* **Aim**
Exactly the lines from the start of the data below through the line that contains "0.85, 0.87, 1.14, 1.12, 1.20, 1.22, 1.47, 1.70, 1.70, 1.72]" are to be copied, with pictures left out.
** START Provided records **
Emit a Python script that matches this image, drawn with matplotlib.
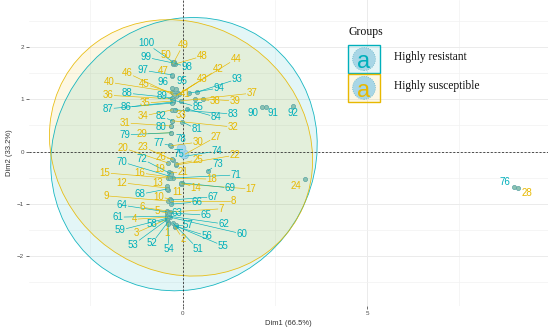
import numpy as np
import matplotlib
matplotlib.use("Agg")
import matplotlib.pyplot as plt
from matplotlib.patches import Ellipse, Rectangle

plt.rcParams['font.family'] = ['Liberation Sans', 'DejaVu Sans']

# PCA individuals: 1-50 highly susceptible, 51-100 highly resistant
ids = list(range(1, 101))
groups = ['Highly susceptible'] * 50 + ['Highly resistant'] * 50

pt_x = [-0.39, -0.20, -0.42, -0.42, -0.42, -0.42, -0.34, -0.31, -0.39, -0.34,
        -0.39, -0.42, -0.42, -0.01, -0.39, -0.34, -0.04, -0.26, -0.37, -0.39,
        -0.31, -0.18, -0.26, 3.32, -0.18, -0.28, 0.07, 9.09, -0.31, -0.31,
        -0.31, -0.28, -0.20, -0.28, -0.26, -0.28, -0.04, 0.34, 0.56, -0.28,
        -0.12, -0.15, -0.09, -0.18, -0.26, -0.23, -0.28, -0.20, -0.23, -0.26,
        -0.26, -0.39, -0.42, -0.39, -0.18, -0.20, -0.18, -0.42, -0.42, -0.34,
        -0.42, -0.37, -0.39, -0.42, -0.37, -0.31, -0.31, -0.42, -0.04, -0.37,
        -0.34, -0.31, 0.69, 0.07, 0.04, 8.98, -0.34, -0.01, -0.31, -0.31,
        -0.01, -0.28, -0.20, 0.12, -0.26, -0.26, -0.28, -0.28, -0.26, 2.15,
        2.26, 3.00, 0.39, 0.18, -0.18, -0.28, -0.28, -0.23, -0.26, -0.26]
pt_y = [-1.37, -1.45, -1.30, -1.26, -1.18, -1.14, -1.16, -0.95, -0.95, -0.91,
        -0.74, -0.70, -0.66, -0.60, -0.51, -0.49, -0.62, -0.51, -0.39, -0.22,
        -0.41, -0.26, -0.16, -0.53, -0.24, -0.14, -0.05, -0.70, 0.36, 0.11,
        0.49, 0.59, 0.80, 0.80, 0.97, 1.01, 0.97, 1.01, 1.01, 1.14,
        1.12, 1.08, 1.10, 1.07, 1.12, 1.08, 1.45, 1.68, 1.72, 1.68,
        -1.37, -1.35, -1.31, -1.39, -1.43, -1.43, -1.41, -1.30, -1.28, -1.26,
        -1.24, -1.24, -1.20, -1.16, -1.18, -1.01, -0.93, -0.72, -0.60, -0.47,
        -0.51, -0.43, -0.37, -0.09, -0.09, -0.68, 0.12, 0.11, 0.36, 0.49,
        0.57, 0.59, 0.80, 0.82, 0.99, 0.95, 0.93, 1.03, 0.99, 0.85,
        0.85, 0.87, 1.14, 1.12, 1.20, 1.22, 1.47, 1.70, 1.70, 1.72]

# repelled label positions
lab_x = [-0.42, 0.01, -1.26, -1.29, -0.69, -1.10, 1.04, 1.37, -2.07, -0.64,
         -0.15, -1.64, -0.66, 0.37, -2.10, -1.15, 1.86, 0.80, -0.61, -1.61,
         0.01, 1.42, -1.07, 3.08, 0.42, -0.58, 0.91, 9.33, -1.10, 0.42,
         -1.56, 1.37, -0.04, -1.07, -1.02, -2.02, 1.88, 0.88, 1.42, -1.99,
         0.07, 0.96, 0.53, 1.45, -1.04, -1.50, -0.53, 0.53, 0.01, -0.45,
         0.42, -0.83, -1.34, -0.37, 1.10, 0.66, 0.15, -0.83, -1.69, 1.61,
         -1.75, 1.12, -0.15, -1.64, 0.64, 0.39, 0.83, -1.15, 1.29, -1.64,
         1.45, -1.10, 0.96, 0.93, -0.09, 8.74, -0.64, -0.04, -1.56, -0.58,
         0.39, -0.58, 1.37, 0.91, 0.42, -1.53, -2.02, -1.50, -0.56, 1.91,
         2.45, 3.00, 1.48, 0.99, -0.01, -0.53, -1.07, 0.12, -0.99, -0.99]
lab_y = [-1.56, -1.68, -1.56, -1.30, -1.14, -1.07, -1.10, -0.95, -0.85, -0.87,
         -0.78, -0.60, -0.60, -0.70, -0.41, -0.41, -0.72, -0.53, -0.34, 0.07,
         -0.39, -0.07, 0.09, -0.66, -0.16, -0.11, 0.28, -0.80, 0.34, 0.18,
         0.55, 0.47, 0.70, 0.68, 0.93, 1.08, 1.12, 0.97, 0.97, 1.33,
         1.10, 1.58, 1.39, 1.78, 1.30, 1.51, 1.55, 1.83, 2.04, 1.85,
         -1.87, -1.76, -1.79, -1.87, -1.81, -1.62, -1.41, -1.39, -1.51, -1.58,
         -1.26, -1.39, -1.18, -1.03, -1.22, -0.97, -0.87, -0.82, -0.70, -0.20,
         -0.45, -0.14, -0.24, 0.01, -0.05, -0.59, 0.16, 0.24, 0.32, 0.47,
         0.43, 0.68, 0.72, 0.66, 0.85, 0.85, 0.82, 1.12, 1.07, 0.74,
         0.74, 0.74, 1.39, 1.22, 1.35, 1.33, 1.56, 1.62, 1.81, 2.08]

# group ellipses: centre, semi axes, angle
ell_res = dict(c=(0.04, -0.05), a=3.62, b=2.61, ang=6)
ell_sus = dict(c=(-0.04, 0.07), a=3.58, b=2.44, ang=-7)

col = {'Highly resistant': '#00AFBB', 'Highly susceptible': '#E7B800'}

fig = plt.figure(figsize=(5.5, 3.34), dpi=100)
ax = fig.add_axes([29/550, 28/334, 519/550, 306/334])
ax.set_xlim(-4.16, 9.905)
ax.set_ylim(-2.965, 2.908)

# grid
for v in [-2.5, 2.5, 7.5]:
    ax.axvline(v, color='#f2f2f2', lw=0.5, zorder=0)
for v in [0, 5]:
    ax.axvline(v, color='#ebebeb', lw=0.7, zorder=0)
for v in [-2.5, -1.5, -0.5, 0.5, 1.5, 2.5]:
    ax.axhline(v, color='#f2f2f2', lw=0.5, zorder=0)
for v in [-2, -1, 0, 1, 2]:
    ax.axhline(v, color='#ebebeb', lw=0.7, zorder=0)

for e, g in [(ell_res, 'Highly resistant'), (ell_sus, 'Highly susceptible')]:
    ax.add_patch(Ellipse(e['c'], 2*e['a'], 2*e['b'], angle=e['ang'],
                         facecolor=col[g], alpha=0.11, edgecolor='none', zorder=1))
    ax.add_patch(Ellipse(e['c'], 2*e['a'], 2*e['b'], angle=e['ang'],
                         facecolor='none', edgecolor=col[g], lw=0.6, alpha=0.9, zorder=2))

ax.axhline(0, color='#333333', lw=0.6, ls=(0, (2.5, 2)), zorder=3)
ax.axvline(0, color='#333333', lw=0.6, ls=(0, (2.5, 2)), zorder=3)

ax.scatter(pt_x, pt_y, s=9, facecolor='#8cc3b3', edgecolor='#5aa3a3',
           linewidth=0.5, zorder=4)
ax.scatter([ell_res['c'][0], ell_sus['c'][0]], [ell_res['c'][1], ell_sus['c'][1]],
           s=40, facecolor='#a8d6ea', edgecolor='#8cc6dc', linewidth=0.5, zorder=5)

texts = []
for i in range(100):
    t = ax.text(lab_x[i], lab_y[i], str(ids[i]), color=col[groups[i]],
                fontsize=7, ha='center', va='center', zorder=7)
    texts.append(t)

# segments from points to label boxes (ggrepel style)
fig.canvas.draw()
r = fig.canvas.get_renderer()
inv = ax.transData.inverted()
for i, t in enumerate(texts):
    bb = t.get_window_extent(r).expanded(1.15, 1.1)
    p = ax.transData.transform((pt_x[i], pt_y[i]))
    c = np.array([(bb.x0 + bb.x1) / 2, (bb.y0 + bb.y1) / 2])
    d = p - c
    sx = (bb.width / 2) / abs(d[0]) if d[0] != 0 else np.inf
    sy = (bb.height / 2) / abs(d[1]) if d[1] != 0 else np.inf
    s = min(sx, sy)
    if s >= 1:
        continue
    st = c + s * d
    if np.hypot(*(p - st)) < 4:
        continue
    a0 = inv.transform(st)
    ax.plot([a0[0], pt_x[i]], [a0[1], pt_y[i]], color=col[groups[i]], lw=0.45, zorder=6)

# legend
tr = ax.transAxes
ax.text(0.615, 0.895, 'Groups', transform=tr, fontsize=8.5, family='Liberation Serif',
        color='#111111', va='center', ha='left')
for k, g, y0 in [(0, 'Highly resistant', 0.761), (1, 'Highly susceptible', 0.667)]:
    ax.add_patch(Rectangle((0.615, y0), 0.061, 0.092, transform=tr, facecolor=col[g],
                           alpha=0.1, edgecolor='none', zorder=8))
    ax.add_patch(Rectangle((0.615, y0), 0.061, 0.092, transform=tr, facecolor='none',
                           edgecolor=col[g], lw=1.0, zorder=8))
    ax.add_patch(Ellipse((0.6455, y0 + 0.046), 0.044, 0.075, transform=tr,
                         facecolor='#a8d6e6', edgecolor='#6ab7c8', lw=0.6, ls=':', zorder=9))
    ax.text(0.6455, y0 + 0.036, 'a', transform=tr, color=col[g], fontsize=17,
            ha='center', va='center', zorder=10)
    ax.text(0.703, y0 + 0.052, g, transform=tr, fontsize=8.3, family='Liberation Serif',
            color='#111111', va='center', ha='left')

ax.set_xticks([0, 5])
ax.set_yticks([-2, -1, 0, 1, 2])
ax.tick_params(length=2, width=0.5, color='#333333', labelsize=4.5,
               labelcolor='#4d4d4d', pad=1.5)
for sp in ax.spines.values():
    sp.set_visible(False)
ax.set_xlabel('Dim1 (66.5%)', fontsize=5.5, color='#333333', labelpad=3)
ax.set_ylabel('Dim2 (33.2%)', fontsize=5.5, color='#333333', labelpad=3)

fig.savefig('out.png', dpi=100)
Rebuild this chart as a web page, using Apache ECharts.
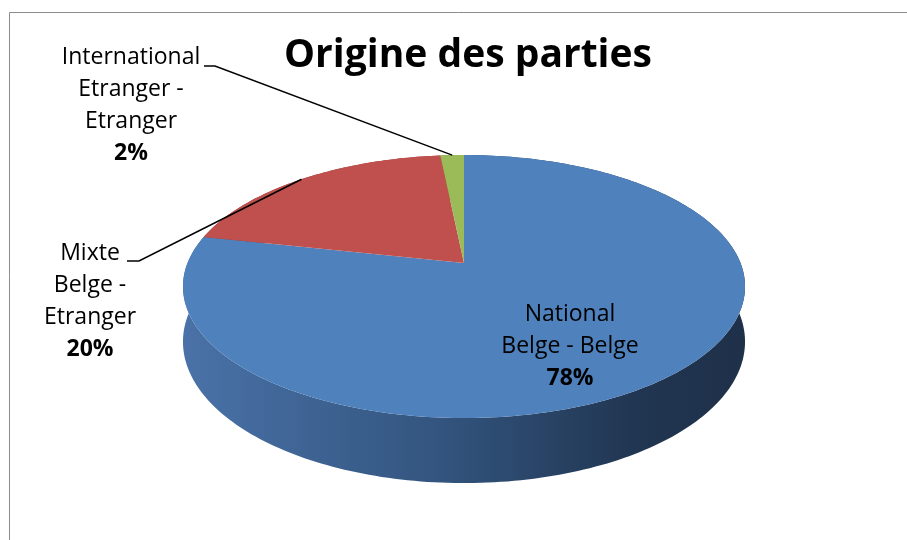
** END Provided records **
* **Task response**
Emit a Python script that matches this image, drawn with matplotlib.
import numpy as np
import matplotlib
matplotlib.use("Agg")
import matplotlib.pyplot as plt
from matplotlib.patches import Ellipse, Rectangle

plt.rcParams['font.family'] = ['Liberation Sans', 'DejaVu Sans']

# PCA individuals: 1-50 highly susceptible, 51-100 highly resistant
ids = list(range(1, 101))
groups = ['Highly susceptible'] * 50 + ['Highly resistant'] * 50

pt_x = [-0.39, -0.20, -0.42, -0.42, -0.42, -0.42, -0.34, -0.31, -0.39, -0.34,
        -0.39, -0.42, -0.42, -0.01, -0.39, -0.34, -0.04, -0.26, -0.37, -0.39,
        -0.31, -0.18, -0.26, 3.32, -0.18, -0.28, 0.07, 9.09, -0.31, -0.31,
        -0.31, -0.28, -0.20, -0.28, -0.26, -0.28, -0.04, 0.34, 0.56, -0.28,
        -0.12, -0.15, -0.09, -0.18, -0.26, -0.23, -0.28, -0.20, -0.23, -0.26,
        -0.26, -0.39, -0.42, -0.39, -0.18, -0.20, -0.18, -0.42, -0.42, -0.34,
        -0.42, -0.37, -0.39, -0.42, -0.37, -0.31, -0.31, -0.42, -0.04, -0.37,
        -0.34, -0.31, 0.69, 0.07, 0.04, 8.98, -0.34, -0.01, -0.31, -0.31,
        -0.01, -0.28, -0.20, 0.12, -0.26, -0.26, -0.28, -0.28, -0.26, 2.15,
        2.26, 3.00, 0.39, 0.18, -0.18, -0.28, -0.28, -0.23, -0.26, -0.26]
pt_y = [-1.37, -1.45, -1.30, -1.26, -1.18, -1.14, -1.16, -0.95, -0.95, -0.91,
        -0.74, -0.70, -0.66, -0.60, -0.51, -0.49, -0.62, -0.51, -0.39, -0.22,
        -0.41, -0.26, -0.16, -0.53, -0.24, -0.14, -0.05, -0.70, 0.36, 0.11,
        0.49, 0.59, 0.80, 0.80, 0.97, 1.01, 0.97, 1.01, 1.01, 1.14,
        1.12, 1.08, 1.10, 1.07, 1.12, 1.08, 1.45, 1.68, 1.72, 1.68,
        -1.37, -1.35, -1.31, -1.39, -1.43, -1.43, -1.41, -1.30, -1.28, -1.26,
        -1.24, -1.24, -1.20, -1.16, -1.18, -1.01, -0.93, -0.72, -0.60, -0.47,
        -0.51, -0.43, -0.37, -0.09, -0.09, -0.68, 0.12, 0.11, 0.36, 0.49,
        0.57, 0.59, 0.80, 0.82, 0.99, 0.95, 0.93, 1.03, 0.99, 0.85,
        0.85, 0.87, 1.14, 1.12, 1.20, 1.22, 1.47, 1.70, 1.70, 1.72]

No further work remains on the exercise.